Sometimes the freemium setup hits the mark, creates a great relationship with happy customers, and brings in more revenue as people are inspired to level up to paying. And a lot of times businesses blow it. Why?

Last spring I finally had to call it quits on a service I’d been subscribed to for a loooong time. Here’s how it happened: one day I got an email from them. They announced a price increase that was 15 times the price of their lowest subscription. And they were dropping their freemium model completely. Effective in 2 weeks. Period. End of story.

Well, that made a lot of their long-time, loyal customers really mad – ones who had helped build the reputation and revenue base of the company. Turns out that didn’t really matter to the business. They were now onto the really big companies and no longer had time, energy, or inclination to serve their original market.

Various versions of this have happened to me several times over the last 6 months. Services that once offered a free level, a low paying level, and then some other levels, have decided to stop all that and do something completely different (and confusing I might add).

And then there are the ones who offer what feels like a scam freemium model that has a free level with almost no value (once you start using it you really have to upgrade). This just feels like they’re dangling a carrot and then swipe it away at the last minute – not good.

Getting customers or prospects to try something new challenges every business, whether it’s an additional offering or a new business. The freemium business model has proven effective for service businesses such as SaaS, but also for some types of product businesses.

So, what’s the problem? Why doesn’t this work over time? Is freemium just an interim model and not long-lasting?

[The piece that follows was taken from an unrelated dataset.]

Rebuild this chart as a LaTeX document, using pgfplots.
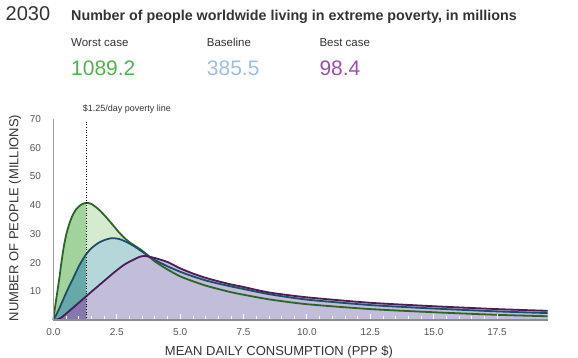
\documentclass[border=0pt]{standalone}
\usepackage{fontspec}
\setmainfont{Liberation Sans}
\usepackage{pgfplots}
\pgfplotsset{compat=1.18}
\usepackage{pgfplotstable}

\definecolor{txt}{HTML}{333333}
\definecolor{lblgray}{HTML}{555555}
\definecolor{axgray}{HTML}{8C8C8C}
\definecolor{ygray}{HTML}{A0A0A0}
\definecolor{gDark}{HTML}{A3D39C}
\definecolor{gLight}{HTML}{D4EBD0}
\definecolor{gLine}{HTML}{2E6428}
\definecolor{bDark}{HTML}{65A9A8}
\definecolor{bLight}{HTML}{B5D7DA}
\definecolor{bLine}{HTML}{1F4E6B}
\definecolor{pDark}{HTML}{8677AC}
\definecolor{pLight}{HTML}{C2BDD9}
\definecolor{pLine}{HTML}{4B1E57}
\definecolor{numG}{HTML}{52B24E}
\definecolor{numB}{HTML}{9BBFDF}
\definecolor{numP}{HTML}{9B4FA6}

\pgfplotstableread{
x y
0 0
0.05 3.5
0.1 6.5
0.15 9.5
0.2 12.5
0.25 15.5
0.3 19
0.4 25
0.5 29.5
0.62 33.3
0.75 36.3
0.9 38.6
1.1 40.2
1.3 40.8
1.5 40.4
1.75 38.8
2.0 36.6
2.2 34.6
2.4 32.5
2.6 30.4
2.8 28.6
3.0 27.1
3.2 25.9
3.4 24.8
3.7 22.7
4.0 20.4
4.5 17.6
5.0 15.2
5.5 13.5
6.0 12.0
6.5 10.8
7.0 9.7
7.5 8.8
8.5 7.2
10 5.5
12.5 3.8
15 2.7
17.5 1.8
19.5 1.3
}\worsttab

\pgfplotstableread{
x y
0 0
0.1 1.6
0.2 3.4
0.3 5.4
0.4 7.4
0.5 9.4
0.62 11.7
0.75 14.0
0.9 16.8
1.05 19.5
1.3 23.0
1.5 25.0
1.75 26.7
2.0 27.8
2.3 28.5
2.6 28.2
2.9 27.1
3.2 25.6
3.5 23.8
3.8 22.0
4.0 20.9
4.5 18.7
5.0 16.8
5.5 15.2
6.0 13.8
6.5 12.7
7.0 11.7
7.5 10.8
8.5 9.0
10 7.1
12.5 5.2
15 4.0
17.5 3.0
19.5 2.4
}\basetab

\pgfplotstableread{
x y
0 0
0.15 0.2
0.3 0.8
0.5 2.2
0.75 4.1
1.0 6.0
1.3 8.3
1.6 10.6
2.0 13.6
2.4 16.6
2.8 19.3
3.2 21.2
3.4 22.0
3.6 22.3
4.0 21.6
4.5 20.2
5.0 18.0
5.5 16.2
6.0 14.7
6.5 13.5
7.0 12.4
7.5 11.5
8.5 9.6
10 7.9
12.5 6.0
15 4.8
17.5 3.8
19.5 3.2
}\besttab

\begin{document}
\begin{tikzpicture}
\useasboundingbox (0,0) rectangle (578pt,358pt);

% header
\node[anchor=base west, inner sep=0, text=txt, font=\fontsize{20}{24}\selectfont] at (5.5pt,337pt) {2030};
\node[anchor=base west, inner sep=0, text=txt, font=\fontsize{14.3}{17}\selectfont\bfseries] at (71pt,337pt) {Number of people worldwide living in extreme poverty, in millions};
\node[anchor=base west, inner sep=0, text=txt, font=\fontsize{11.5}{14}\selectfont] at (71pt,311.3pt) {Worst case};
\node[anchor=base west, inner sep=0, text=txt, font=\fontsize{11.5}{14}\selectfont] at (206.7pt,311.3pt) {Baseline};
\node[anchor=base west, inner sep=0, text=txt, font=\fontsize{11.5}{14}\selectfont] at (319.3pt,311.3pt) {Best case};
\node[anchor=base west, inner sep=0, text=numG, font=\fontsize{21}{25}\selectfont] at (71pt,282pt) {1089.2};
\node[anchor=base west, inner sep=0, text=numB, font=\fontsize{21}{25}\selectfont] at (206.7pt,282pt) {385.5};
\node[anchor=base west, inner sep=0, text=numP, font=\fontsize{21}{25}\selectfont] at (319.3pt,282pt) {98.4};

% axis labels
\node[rotate=90, anchor=center, inner sep=0, text=txt, font=\fontsize{13}{15}\selectfont] at (15pt,140pt) {NUMBER OF PEOPLE (MILLIONS)};
\node[anchor=base, inner sep=0, text=txt, font=\fontsize{13}{15}\selectfont] at (279pt,2pt) {MEAN DAILY CONSUMPTION (PPP \$)};

\begin{axis}[
  at={(53.4pt,38pt)}, anchor=south west,
  scale only axis, width=494.3pt, height=201pt,
  xmin=0, xmax=19.5, ymin=0, ymax=70,
  axis x line=bottom, axis y line=left,
  x axis line style={-, draw=axgray, line width=1.6pt},
  y axis line style={-, draw=ygray, line width=0.7pt},
  xtick={0,2.5,...,17.5}, minor x tick num=4,
  ytick={10,20,...,70},
  xtick align=inside,
  major tick length=6pt, minor tick length=3.5pt,
  xtick style={draw=white, line width=0.8pt},
  minor x tick style={draw=white, line width=0.6pt},
  ytick style={draw=none},
  /pgf/number format/assume math mode=true,
  xticklabel style={font=\fontsize{10}{12}\selectfont, text=lblgray, anchor=center, yshift=-12pt,
    /pgf/number format/.cd, fixed, fixed zerofill, precision=1},
  yticklabel style={font=\fontsize{10}{12}\selectfont, text=lblgray, anchor=center, xshift=-15pt},
  axis on top,
  clip=false,
]
% fills
\addplot[draw=none, fill=gDark, smooth, tension=0.4, restrict x to domain=0:1.3] table {\worsttab} \closedcycle;
\addplot[draw=none, fill=gLight, smooth, tension=0.4, restrict x to domain=1.3:19.5] table {\worsttab} \closedcycle;
\addplot[draw=none, fill=bDark, smooth, tension=0.4, restrict x to domain=0:1.3] table {\basetab} \closedcycle;
\addplot[draw=none, fill=bLight, smooth, tension=0.4, restrict x to domain=1.3:19.5] table {\basetab} \closedcycle;
\addplot[draw=none, fill=pDark, smooth, tension=0.4, restrict x to domain=0:1.3] table {\besttab} \closedcycle;
\addplot[draw=none, fill=pLight, smooth, tension=0.4, restrict x to domain=1.3:19.5] table {\besttab} \closedcycle;
% lines
\addplot[gLine, line width=1.8pt, smooth, tension=0.4] table {\worsttab};
\addplot[bLine, line width=1.8pt, smooth, tension=0.4] table {\basetab};
\addplot[pLine, line width=1.8pt, smooth, tension=0.4] table {\besttab};
% poverty line
\draw[black, dotted, line width=0.6pt] (axis cs:1.3,0) -- (axis cs:1.3,69.5);
\node[anchor=base west, inner sep=0, text=txt, font=\fontsize{9}{11}\selectfont] at (axis cs:1.15,72.6) {\$1.25/day poverty line};
\end{axis}
\end{tikzpicture}
\end{document}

Is the free level just too hard to sustain?

The types of freemium that work deliver a great experience and are sustainable financially to the business. They offer the newcomer a small slice of delight in both the value of the offer AND the kind of relationship they’ll have with the business. That signals to the customer there’s more delight and good service to be had by leveling up.

Successful freemium offers build a relationship of trust by offering value, clear communication, commitment, and respect. Freemium isn’t just a quick path to getting clients and then moving them up to higher levels of purchase.

The free in freemium needs to be free of financial outlay while offering value. Because the experience is NOT free to the customer: they’ll need to spend time and resources, sometimes significant, to take advantage of even a free level. That product or service becomes an integral part of the customer’s business. Otherwise, what’s the point on either side of this equation.

Recognizing that free isn’t free on customer’s side helps motivate thinking more deeply about the entire experience for the entry level in the freemium model.

Mediocre freemium business models aren’t sustainable and they create unhappy relationships with customers, either in the short run or the long term. Spend the time being strategic with a focus on making upgrades irresistible to your customer – because of course they want more of what they’re getting.

Note: freemium is a pricing model, and the basis for the business model, where people can get real value from having access to part of the product or service for free. And then they can move up to various levels of paying for more value.